══ Supplied entries ══

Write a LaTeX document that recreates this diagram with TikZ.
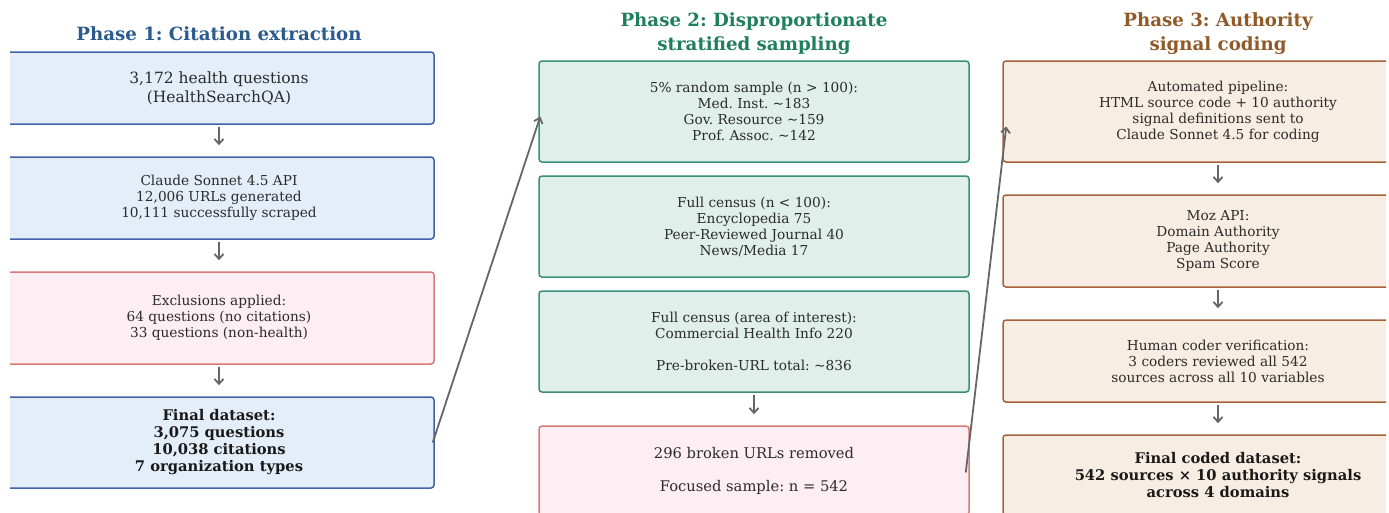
\documentclass[tikz,border=0pt]{standalone}
\usepackage{fontspec}
\setmainfont{DejaVu Serif}
\usetikzlibrary{arrows.meta}
\frenchspacing

\definecolor{ptitleA}{HTML}{2A5B8C}
\definecolor{ptitleB}{HTML}{1F7F5C}
\definecolor{ptitleC}{HTML}{8F5A28}
\definecolor{blufill}{HTML}{E4EEF9}
\definecolor{bluline}{HTML}{4262A8}
\definecolor{pinkfill}{HTML}{FDEEF3}
\definecolor{pinkline}{HTML}{D97A78}
\definecolor{grnfill}{HTML}{E0EFEA}
\definecolor{grnline}{HTML}{3A9077}
\definecolor{brnfill}{HTML}{F8EDE3}
\definecolor{brnline}{HTML}{A5623A}
\definecolor{txtgray}{HTML}{2B2B2B}
\definecolor{arrgray}{HTML}{666666}

\begin{document}
\begin{tikzpicture}[x=1pt,y=-1pt]
	\tikzstyle{title}=[align=center,font=\bfseries\fontsize{18.2}{24}\selectfont];
	\tikzstyle{box}=[draw,rounded corners=3pt,line width=1.5pt,minimum width=430pt,inner sep=0pt,align=center,text=txtgray,font=\fontsize{13.7}{16}\selectfont];
	\tikzstyle{bigtxt}=[font=\fontsize{15.5}{19}\selectfont];
	\tikzstyle{boldtxt}=[text=black!90,font=\bfseries\fontsize{14.7}{17}\selectfont];
	\tikzstyle{blubox}=[box,fill=blufill,draw=bluline];
	\tikzstyle{pinkbox}=[box,fill=pinkfill,draw=pinkline];
	\tikzstyle{grnbox}=[box,fill=grnfill,draw=grnline];
	\tikzstyle{brnbox}=[box,fill=brnfill,draw=brnline];
	\tikzstyle{flow}=[draw=arrgray,line width=1.8pt,-{Straight Barb[length=5pt,width=9pt]},shorten <=2pt,shorten >=11pt];
	\tikzstyle{jump}=[draw=arrgray,line width=1.8pt,-{Straight Barb[length=5pt,width=9pt]}];

	\useasboundingbox (0,0) rectangle (1389,512);
	\clip (10,0) rectangle (1386,512);

	% phase 1
	\path (219,34) node (head1) [title,text=ptitleA] {Phase 1: Citation extraction};
	\path (219,88)    node (questions) [blubox,minimum height=72pt,bigtxt] {3,172 health questions\\(HealthSearchQA)};
	\path (219,198)   node (scrape)    [blubox,minimum height=82pt] {Claude Sonnet 4.5 API\\12,006 URLs generated\\10,111 successfully scraped};
	\path (219,318)   node (exclude)   [pinkbox,minimum height=92pt] {Exclusions applied:\\64 questions (no citations)\\33 questions (non-health)};
	\path (219,442.5) node (dataset)   [blubox,minimum height=91pt,boldtxt] {Final dataset:\\3,075 questions\\10,038 citations\\7 organization types};
	\draw[flow] (questions) -- (scrape);
	\draw[flow] (scrape) -- (exclude);
	\draw[flow] (exclude) -- (dataset);

	% phase 2
	\path (754,34) node (head2) [title,text=ptitleB] {Phase 2: Disproportionate\\stratified sampling};
	\path (754,111.5) node (random)   [grnbox,minimum height=101pt] {5\% random sample (n > 100):\\Med. Inst. \textasciitilde183\\Gov. Resource \textasciitilde159\\Prof. Assoc. \textasciitilde142};
	\path (754,226.5) node (census)   [grnbox,minimum height=101pt] {Full census (n < 100):\\Encyclopedia 75\\Peer-Reviewed Journal 40\\News/Media 17};
	\path (754,341.5) node (interest) [grnbox,minimum height=101pt] {Full census (area of interest):\\Commercial Health Info 220\\[16pt]Pre-broken-URL total: \textasciitilde836};
	\path (754,470.5) node (broken)   [pinkbox,minimum height=89pt,font=\fontsize{14.7}{16.5}\selectfont] {296 broken URLs removed\\[16.5pt]Focused sample: n = 542};
	\draw[flow] (interest) -- (broken);

	% phase 3
	\path (1218,34) node (head3) [title,text=ptitleC] {Phase 3: Authority\\signal coding};
	\path (1218,111.5) node (pipeline) [brnbox,minimum height=101pt] {Automated pipeline:\\HTML source code + 10 authority\\signal definitions sent to\\Claude Sonnet 4.5 for coding};
	\path (1218,241)   node (moz)      [brnbox,minimum height=92pt] {Moz API:\\Domain Authority\\Page Authority\\Spam Score};
	\path (1218,361)   node (coders)   [brnbox,minimum height=82pt] {Human coder verification:\\3 coders reviewed all 542\\sources across all 10 variables};
	\path (1218,475)   node (coded)    [brnbox,minimum height=80pt,boldtxt] {Final coded dataset:\\542 sources × 10 authority signals\\across 4 domains};
	\draw[flow] (pipeline) -- (moz);
	\draw[flow] (moz) -- (coders);
	\draw[flow] (coders) -- (coded);

	% links between phases
	\draw[jump] ([xshift=-2pt]dataset.east) -- ([xshift=2pt,yshift=-5pt]random.west);
	\draw[jump] ([xshift=-4pt,yshift=-2pt]broken.east) -- ([xshift=4pt,yshift=-15pt]pipeline.west);
\end{tikzpicture}
\end{document}
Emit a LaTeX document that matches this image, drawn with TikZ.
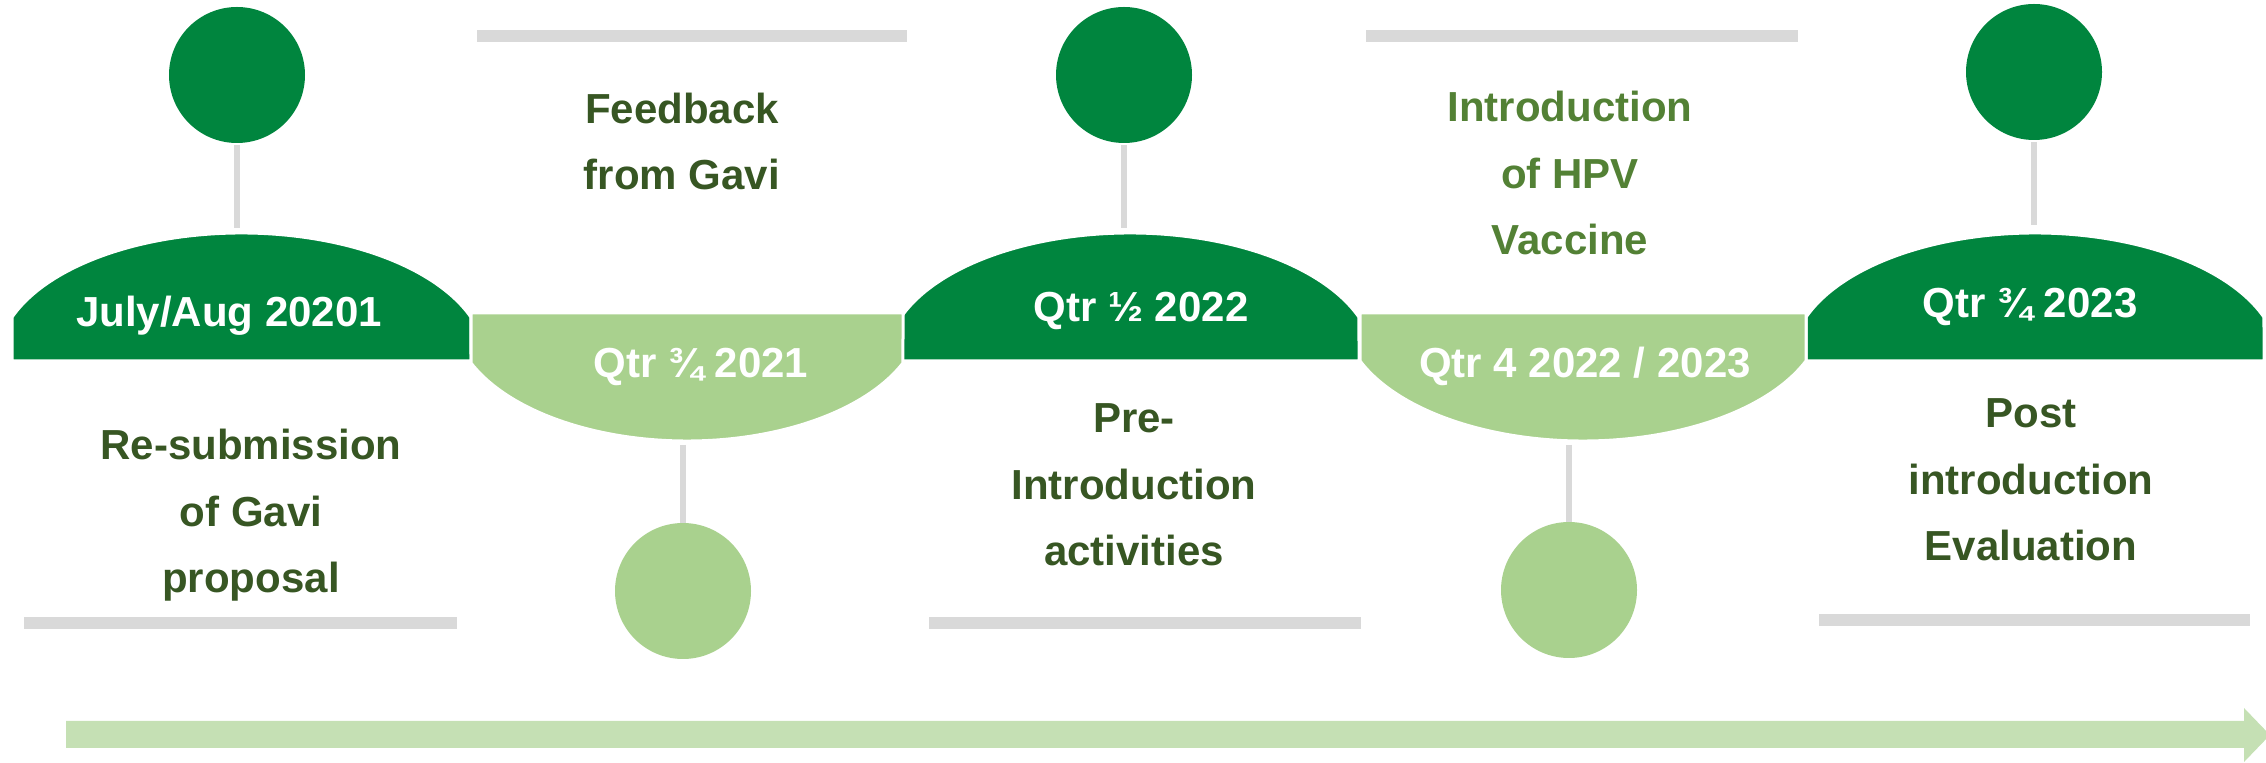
\documentclass[tikz,border=0pt]{standalone}
\usepackage{fontspec}
\setmainfont{Liberation Sans}
\usepackage{tikz}
\usetikzlibrary{positioning}
\definecolor{deepgreen}{HTML}{00853E}
\definecolor{leafgreen}{HTML}{A9D18E}
\definecolor{palegreen}{HTML}{C5E0B4}
\definecolor{textgreen}{HTML}{375623}
\definecolor{midgreen}{HTML}{538135}
\definecolor{rulegray}{HTML}{D9D9D9}
\tikzset{
  bigtext/.style={font=\fontsize{21}{33.3}\selectfont\bfseries},
  datetag/.style={bigtext, text=white, inner sep=0pt, anchor=base},
  steptext/.style={bigtext, text=textgreen, align=center, inner sep=0pt, anchor=base},
  knob/.style={circle, minimum size=68pt, inner sep=0pt},
  darkknob/.style={knob, fill=deepgreen},
  lightknob/.style={knob, fill=leafgreen},
  stemline/.style={draw=rulegray, line width=3pt},
  greybar/.style={fill=rulegray},
  segment/.style={draw=white, line width=1.5pt}
}

\begin{document}
\begin{tikzpicture}[x=0.5pt,y=-0.5pt]
  \useasboundingbox (0,0) rectangle (2266,763);

  \foreach \cx/\w in {241.5/229.5, 1130/229, 2035/229} {
    \pgfmathsetmacro\rx{\w/cos(20)/2}
    \filldraw[segment, fill=deepgreen] (\cx-\w,361) -- ++(0,{-128*sin(20)})
      arc[start angle=160, end angle=20, x radius=\rx pt, y radius=64pt] -- (\cx+\w,361) -- cycle;
  }
  \foreach \cx/\w/\ang in {687/216/23, 1583/223/22} {
    \pgfmathsetmacro\rx{\w/cos(\ang)/2}
    \filldraw[segment, fill=leafgreen] (\cx-\w,313) -- ++(0,{128*sin(\ang)})
      arc[start angle=180+\ang, end angle=360-\ang, x radius=\rx pt, y radius=64pt] -- (\cx+\w,313) -- cycle;
  }

  \node[datetag] (dateA) at (229,327) {July/Aug 20201};
  \node[datetag] (dateB) at (701,378) {Qtr ¾ 2021};
  \node[datetag] (dateC) at (1141,322) {Qtr ½ 2022};
  \node[datetag] (dateD) at (1585,378) {Qtr 4 2022 / 2023};
  \node[datetag] (dateE) at (2030,318) {Qtr ¾ 2023};

  \node[darkknob] (knobA) at (237,75) {};
  \node[darkknob] (knobC) at (1124,75) {};
  \node[darkknob] (knobE) at (2034,72) {};
  \node[lightknob] (knobB) at (683,591) {};
  \node[lightknob] (knobD) at (1569,590) {};

  \coordinate (peakA) at (237,228);
  \coordinate (peakC) at (1124,228);
  \coordinate (peakE) at (2034,225);
  \coordinate (dipB) at (683,445);
  \coordinate (dipD) at (1569,445);
  \foreach \k in {A,C,E} {
    \draw[stemline, shorten <=1pt] (knob\k.south) -- (peak\k);
  }
  \foreach \k in {B,D} {
    \draw[stemline] (dip\k) -- (knob\k.north);
  }

  \fill[greybar] (477,30) rectangle (907,42);
  \fill[greybar] (1366,30) rectangle (1798,42);
  \fill[greybar] (24,617) rectangle (457,629);
  \fill[greybar] (929,617) rectangle (1361,629);
  \fill[greybar] (1819,614) rectangle (2250,626);

  % anchor=base sits on the last line
  \node[steptext] (noteA) at (251,593) {Re-submission\\of Gavi\\proposal};
  \node[steptext] (noteB) at (682,190) {Feedback\\from Gavi};
  \node[steptext] (noteC) at (1134,566) {Pre-\\Introduction\\activities};
  \node[steptext, text=midgreen] (noteD) at (1570,255) {Introduction\\of HPV\\Vaccine};
  \node[steptext] (noteE) at (2031,561) {Post\\introduction\\Evaluation};

  \fill[palegreen] (66,721) -- (2244,721) -- (2244,708) -- (2270,735)
    -- (2244,762) -- (2244,748) -- (66,748) -- cycle;
\end{tikzpicture}
\end{document}
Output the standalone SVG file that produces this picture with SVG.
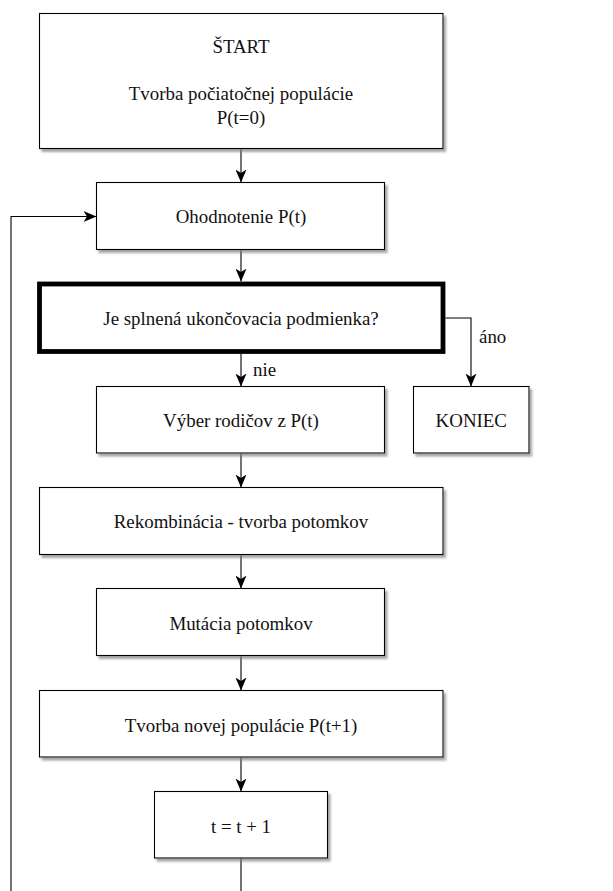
<svg xmlns="http://www.w3.org/2000/svg" width="613" height="891" viewBox="0 0 613 891">
<style>
.box{fill:#fff;stroke:#000;stroke-width:1.1;filter:url(#sh)}
.dec{fill:#fff;stroke:#000;stroke-width:4.8}
.t{font-family:"Liberation Serif","DejaVu Serif",serif;font-size:18.9px;fill:#111;text-anchor:middle}
.lbl{font-family:"Liberation Serif","DejaVu Serif",serif;font-size:18.9px;fill:#111}
.c{fill:none;stroke:#000;stroke-width:1.1}
</style>
<defs>
<filter id="sh" x="-5%" y="-5%" width="115%" height="125%">
<feDropShadow dx="2.5" dy="3" stdDeviation="0.8" flood-color="#808080" flood-opacity="0.7"/>
</filter>
<marker id="ar" markerUnits="userSpaceOnUse" viewBox="0 0 13 11" refX="13" refY="5.5" markerWidth="13" markerHeight="11" orient="auto">
<path d="M0,0 L13,5.5 L0,11 L3.5,5.5 Z" fill="#000"/>
</marker>
</defs>
<rect width="613" height="891" fill="#fff"/>
<g id="connectors">
<path class="c" d="M241,148.5 L241,182.5" marker-end="url(#ar)"/>
<path class="c" d="M241,249.5 L241,281.6" marker-end="url(#ar)"/>
<path class="c" d="M241,354 L241,386.5" marker-end="url(#ar)"/>
<path class="c" d="M445.5,318 L471,318 L471,386.5" marker-end="url(#ar)"/>
<path class="c" d="M241,453 L241,487.5" marker-end="url(#ar)"/>
<path class="c" d="M241,554.5 L241,588.5" marker-end="url(#ar)"/>
<path class="c" d="M241,655.5 L241,690.5" marker-end="url(#ar)"/>
<path class="c" d="M241,757 L241,791.5" marker-end="url(#ar)"/>
<path class="c" d="M241,858 L241,895 M11,895 L11,216.5 L96.5,216.5" marker-end="url(#ar)"/>
<text class="lbl" x="253" y="376">nie</text>
<text class="lbl" x="479" y="342.5">áno</text>
</g>
<g id="start">
<rect class="box" x="39.5" y="13.5" width="403.5" height="135"/>
<text class="t" x="241" y="53.3">ŠTART</text>
<text class="t" x="241" y="100">Tvorba počiatočnej populácie</text>
<text class="t" x="241" y="124">P(t=0)</text>
</g>
<g id="ohodnotenie">
<rect class="box" x="96.5" y="182.5" width="288" height="67"/>
<text class="t" x="241" y="223.3">Ohodnotenie P(t)</text>
</g>
<g id="podmienka">
<rect class="dec" x="39.5" y="284" width="403.5" height="67.5"/>
<text class="t" x="241" y="325">Je splnená ukončovacia podmienka?</text>
</g>
<g id="vyber">
<rect class="box" x="96.5" y="386.5" width="288" height="66.5"/>
<text class="t" x="241" y="426.7">Výber rodičov z P(t)</text>
</g>
<g id="koniec">
<rect class="box" x="413.5" y="386.5" width="115.5" height="66.5"/>
<text class="t" x="471.3" y="426.7">KONIEC</text>
</g>
<g id="rekombinacia">
<rect class="box" x="39.5" y="487.5" width="403.5" height="67"/>
<text class="t" x="241" y="528.3">Rekombinácia - tvorba potomkov</text>
</g>
<g id="mutacia">
<rect class="box" x="96.5" y="588.5" width="288" height="67"/>
<text class="t" x="241" y="630">Mutácia potomkov</text>
</g>
<g id="nova-populacia">
<rect class="box" x="39.5" y="690.5" width="403.5" height="66.5"/>
<text class="t" x="241" y="731.7">Tvorba novej populácie P(t+1)</text>
</g>
<g id="inkrement">
<rect class="box" x="154.5" y="791.5" width="173" height="66.5"/>
<text class="t" x="241" y="832.7">t = t + 1</text>
</g>
</svg>
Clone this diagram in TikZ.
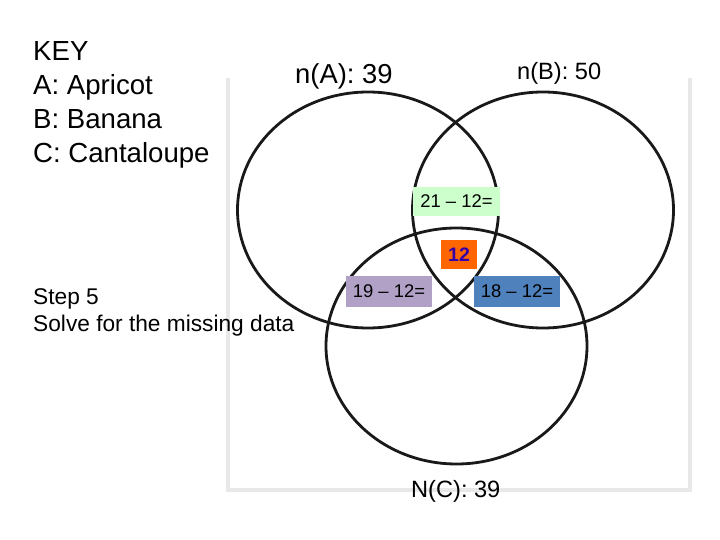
\documentclass[tikz,border=0pt]{standalone}
\usepackage{fontspec}
\setmainfont{Liberation Sans}
\usepackage{xcolor}
\usepackage{tikz}
\usetikzlibrary{positioning,shapes.geometric}
\definecolor{ringcol}{RGB}{25,25,25}
\definecolor{framecol}{RGB}{232,232,232}
\definecolor{abfill}{RGB}{204,255,204}
\definecolor{abcfill}{RGB}{255,102,0}
\definecolor{acfill}{RGB}{178,161,199}
\definecolor{bcfill}{RGB}{79,129,189}
\definecolor{midtext}{RGB}{51,0,170}

\begin{document}
\begin{tikzpicture}[
  x=1pt, y=-1pt,
  ring/.style={draw=ringcol, line width=2.8pt, ellipse, inner sep=0pt,
               minimum width=261pt, minimum height=236pt},
  keytext/.style={font=\fontsize{27.6}{34}\selectfont, align=left, inner sep=0pt},
  settext/.style={inner sep=0pt, anchor=base west},
  part/.style={inner sep=0pt, minimum height=29pt, font=\fontsize{18.4}{20}\selectfont},
]
  \useasboundingbox (0,0) rectangle (720,540);

  % picture frame behind the diagram
  \draw[framecol, line width=3.5pt] (228,78) -- (228,490) -- (690,490) -- (690,78);

  \node[ring] (A) at (368,210) {};
  \node[ring] (B) at (543,210) {};
  \node[ring] (C) at (456.5,346) {};

  \node[part, fill=abfill, minimum width=87pt] (ab) at (456.5,201.5) {21 -- 12=};
  \node[part, fill=abcfill, minimum width=36pt, text=midtext,
        font=\fontsize{19.5}{20}\selectfont\bfseries] (abc) at (459,254.5) {12};
  \node[part, fill=acfill, minimum width=86pt, minimum height=31pt] (ac) at (389,291.5) {19 -- 12=};
  \node[part, fill=bcfill, minimum width=86pt, minimum height=31pt] (bc) at (517,291.5) {18 -- 12=};

  \node[settext, font=\fontsize{27.4}{30}\selectfont] (nA) at (295,84) {n(A): 39};
  \node[settext, font=\fontsize{23.6}{28}\selectfont] (nB) at (517,80) {n(B): 50};
  \node[settext, font=\fontsize{23.6}{28}\selectfont] (nC) at (411,497) {N(C): 39};

  % base of a multi-line node is its last line
  \node[keytext, anchor=base west] (key) at (33,163)
    {KEY\\A: Apricot\\B: Banana\\C: Cantaloupe};
  \node[keytext, anchor=base west, font=\fontsize{22.7}{27}\selectfont] (step) at (33,331)
    {Step 5\\Solve for the missing data};
\end{tikzpicture}
\end{document}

═══

Could the lines from the top of the material through the line with "(10,0) rectangle (1386,512);" be repeated exactly, pictures left out?

◆ Output below
Write a LaTeX document that recreates this diagram with TikZ.
\documentclass[tikz,border=0pt]{standalone}
\usepackage{fontspec}
\setmainfont{DejaVu Serif}
\usetikzlibrary{arrows.meta}
\frenchspacing

\definecolor{ptitleA}{HTML}{2A5B8C}
\definecolor{ptitleB}{HTML}{1F7F5C}
\definecolor{ptitleC}{HTML}{8F5A28}
\definecolor{blufill}{HTML}{E4EEF9}
\definecolor{bluline}{HTML}{4262A8}
\definecolor{pinkfill}{HTML}{FDEEF3}
\definecolor{pinkline}{HTML}{D97A78}
\definecolor{grnfill}{HTML}{E0EFEA}
\definecolor{grnline}{HTML}{3A9077}
\definecolor{brnfill}{HTML}{F8EDE3}
\definecolor{brnline}{HTML}{A5623A}
\definecolor{txtgray}{HTML}{2B2B2B}
\definecolor{arrgray}{HTML}{666666}

\begin{document}
\begin{tikzpicture}[x=1pt,y=-1pt]
	\tikzstyle{title}=[align=center,font=\bfseries\fontsize{18.2}{24}\selectfont];
	\tikzstyle{box}=[draw,rounded corners=3pt,line width=1.5pt,minimum width=430pt,inner sep=0pt,align=center,text=txtgray,font=\fontsize{13.7}{16}\selectfont];
	\tikzstyle{bigtxt}=[font=\fontsize{15.5}{19}\selectfont];
	\tikzstyle{boldtxt}=[text=black!90,font=\bfseries\fontsize{14.7}{17}\selectfont];
	\tikzstyle{blubox}=[box,fill=blufill,draw=bluline];
	\tikzstyle{pinkbox}=[box,fill=pinkfill,draw=pinkline];
	\tikzstyle{grnbox}=[box,fill=grnfill,draw=grnline];
	\tikzstyle{brnbox}=[box,fill=brnfill,draw=brnline];
	\tikzstyle{flow}=[draw=arrgray,line width=1.8pt,-{Straight Barb[length=5pt,width=9pt]},shorten <=2pt,shorten >=11pt];
	\tikzstyle{jump}=[draw=arrgray,line width=1.8pt,-{Straight Barb[length=5pt,width=9pt]}];

	\useasboundingbox (0,0) rectangle (1389,512);
	\clip (10,0) rectangle (1386,512);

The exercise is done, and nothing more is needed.